## start

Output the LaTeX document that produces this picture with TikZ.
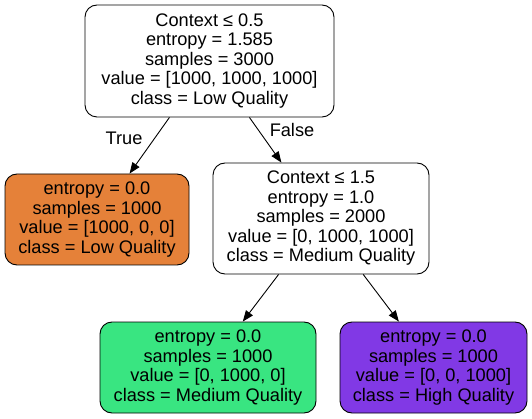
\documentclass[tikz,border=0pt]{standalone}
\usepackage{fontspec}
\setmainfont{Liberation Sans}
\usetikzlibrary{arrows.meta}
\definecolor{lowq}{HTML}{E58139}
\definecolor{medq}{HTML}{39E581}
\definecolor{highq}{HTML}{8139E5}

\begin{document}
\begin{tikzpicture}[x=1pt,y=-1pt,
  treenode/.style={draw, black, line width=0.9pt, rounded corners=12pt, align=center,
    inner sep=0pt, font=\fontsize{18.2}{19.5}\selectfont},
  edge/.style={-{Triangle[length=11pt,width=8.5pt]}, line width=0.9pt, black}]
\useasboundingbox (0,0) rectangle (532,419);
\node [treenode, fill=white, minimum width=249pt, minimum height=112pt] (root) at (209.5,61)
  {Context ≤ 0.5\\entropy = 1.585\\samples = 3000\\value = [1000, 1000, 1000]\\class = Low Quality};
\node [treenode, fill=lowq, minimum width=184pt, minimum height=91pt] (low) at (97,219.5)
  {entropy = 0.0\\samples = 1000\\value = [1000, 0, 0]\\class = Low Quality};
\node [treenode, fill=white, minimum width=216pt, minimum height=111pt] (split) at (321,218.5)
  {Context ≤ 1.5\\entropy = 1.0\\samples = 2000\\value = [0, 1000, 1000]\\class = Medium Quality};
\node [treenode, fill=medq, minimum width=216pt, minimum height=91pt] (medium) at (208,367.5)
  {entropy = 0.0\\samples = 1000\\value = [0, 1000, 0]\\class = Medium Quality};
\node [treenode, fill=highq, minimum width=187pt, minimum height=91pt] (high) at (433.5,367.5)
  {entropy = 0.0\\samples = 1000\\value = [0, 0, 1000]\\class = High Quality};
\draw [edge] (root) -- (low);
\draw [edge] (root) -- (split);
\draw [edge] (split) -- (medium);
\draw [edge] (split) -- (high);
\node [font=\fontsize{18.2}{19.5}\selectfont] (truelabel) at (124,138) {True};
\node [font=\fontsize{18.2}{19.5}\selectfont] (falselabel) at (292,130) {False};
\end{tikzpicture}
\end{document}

## end

Copy the material above exactly and drop the pictures.

Output the LaTeX document that produces this picture with TikZ.
\documentclass[tikz,border=0pt]{standalone}
\usepackage{fontspec}
\setmainfont{Liberation Sans}
\usetikzlibrary{arrows.meta}
\definecolor{lowq}{HTML}{E58139}
\definecolor{medq}{HTML}{39E581}
\definecolor{highq}{HTML}{8139E5}

\begin{document}
\begin{tikzpicture}[x=1pt,y=-1pt,
  treenode/.style={draw, black, line width=0.9pt, rounded corners=12pt, align=center,
    inner sep=0pt, font=\fontsize{18.2}{19.5}\selectfont},
  edge/.style={-{Triangle[length=11pt,width=8.5pt]}, line width=0.9pt, black}]
\useasboundingbox (0,0) rectangle (532,419);
\node [treenode, fill=white, minimum width=249pt, minimum height=112pt] (root) at (209.5,61)
  {Context ≤ 0.5\\entropy = 1.585\\samples = 3000\\value = [1000, 1000, 1000]\\class = Low Quality};
\node [treenode, fill=lowq, minimum width=184pt, minimum height=91pt] (low) at (97,219.5)
  {entropy = 0.0\\samples = 1000\\value = [1000, 0, 0]\\class = Low Quality};
\node [treenode, fill=white, minimum width=216pt, minimum height=111pt] (split) at (321,218.5)
  {Context ≤ 1.5\\entropy = 1.0\\samples = 2000\\value = [0, 1000, 1000]\\class = Medium Quality};
\node [treenode, fill=medq, minimum width=216pt, minimum height=91pt] (medium) at (208,367.5)
  {entropy = 0.0\\samples = 1000\\value = [0, 1000, 0]\\class = Medium Quality};
\node [treenode, fill=highq, minimum width=187pt, minimum height=91pt] (high) at (433.5,367.5)
  {entropy = 0.0\\samples = 1000\\value = [0, 0, 1000]\\class = High Quality};
\draw [edge] (root) -- (low);
\draw [edge] (root) -- (split);
\draw [edge] (split) -- (medium);
\draw [edge] (split) -- (high);
\node [font=\fontsize{18.2}{19.5}\selectfont] (truelabel) at (124,138) {True};
\node [font=\fontsize{18.2}{19.5}\selectfont] (falselabel) at (292,130) {False};
\end{tikzpicture}
\end{document}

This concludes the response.